А именно в этот момент у красных не было им сопротивления.
Но выученные мамонтовским рейдом, командовавший всеми фронтами Харьковского округа Ворошилов и командующий Южным фронтом Егоров вошли с представлениями к главе реввоенсовета Южного фронта Сталину о немедленном формированьи крупных конных масс по подобию мамонтовских[34].
Сталин вошел с представленьем в Москву. Обстановка была за Сталина, да и сам предревноен-совета Троцкий уже выбросил очередной лозунг «Пролетарии на коня!». И Ворошилов стал организатором и главой прославленной, легендарной Первой конной армии.
Но, кроме главы реввоенсовета, бунтарского металлиста, конной силе надобился и военный рубака-вождь. Их было много, красных кавалеристов-рубак.
Большой славой пользовался удалой казак, командир корпуса Думенко, царский солдат, с кирпичом вьющейся черной до пояса бороды[35]. Но Думенко создан по образу и подобию Степана Разина и не подошел в вожди коммунистического войска. Рассказывают, когда Думенко отбил у белых станицу Каменскую, вечером к нему в хату вошли командиры, в хате горела тускло лампада, и Думенко на коленях стоял перед иконой, покрытой отбитым у белых знаменем с волчьей головой. Обернувшись на шаги, Думенко злобно бросил: «Идите, идите к… матери, не видите, молюсь…»
Популярен был и красный конник темного происхождения, сын ростовского дна Жлоба, но деклассирован, ненадежен. Были прославлены в конных атаках бывшие урядники, казаки Городовиков, Ракитин, Летунов, Апанасенко, Тимошенко, Тюленев, но из них никто не подходил Ворошилову, кем бы оглавить красную конницу.
Глаз Ворошилова остановился только на подручном Думенки, замечательном наезднике, царском вахмистре Приморского драгунского полка, лихом рубаке, пользовавшемся любовью конников, комдиве Семене Буденном[36].

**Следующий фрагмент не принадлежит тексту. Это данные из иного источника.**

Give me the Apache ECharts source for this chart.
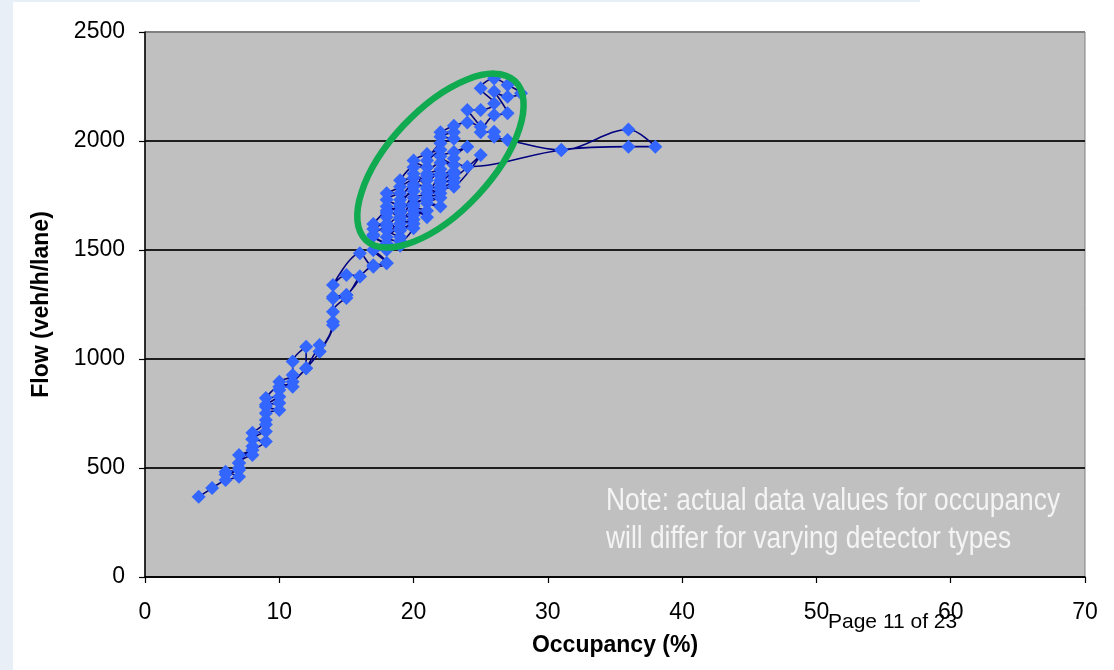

Надо сказать, выбор не подвел Ворошилова. Через год имя вождя легендарной конармии, прославившегося в войне с Польшей, гремело (без иронии) на весь мир. И если даже в Советах он заслужил названье «красного Мюрата», то у поляков его удостоили тоже неплохим именем «советского Маккензена».
Эта генеральская популярность так укоренилась за Буденным, что оскорбленный народный комиссариат по военным делам от 11 июля 1920 года выпустил даже официальное сообщенье: «Хотя товарищу Буденному приходилось и приходится бить русских, польских и французских генералов, но сам он бывший унтер-офицер». Даже подлинным чином вахмистра не решилось назвать Буденного пролетарское военное министерство.
Рослый, ладно скроенный, с грубоватым красивым крестьянским лицом, с выхоленными на царской службе пышными, словно конскими, усами, с молодцеватой выправкой и резким голосом, привыкшим к команде, сверхсрочный вахмистр С. М. Буденный, как нельзя лучше, подошел к роли русского Мюрата.
Он — кавалерист — солдат с 1903 года, участник японской войны, где отличался в боях с хунхузами, и мировой, в которой побывал на германском, австрийском и кавказском фронтах, проделав Баратовский поход в Персию. Он лучший ездок во всей кавказской кавалерийской дивизии, выученик школы верховой езды в Петербурге. Этот 34-летний, сверхсрочный вахмистр в революцию нюхом почувствовал, куда идет дело в российском огне. И, не пожелав оставаться вахмистром, а захотев стать генералом, добился и этого званья и военной славы.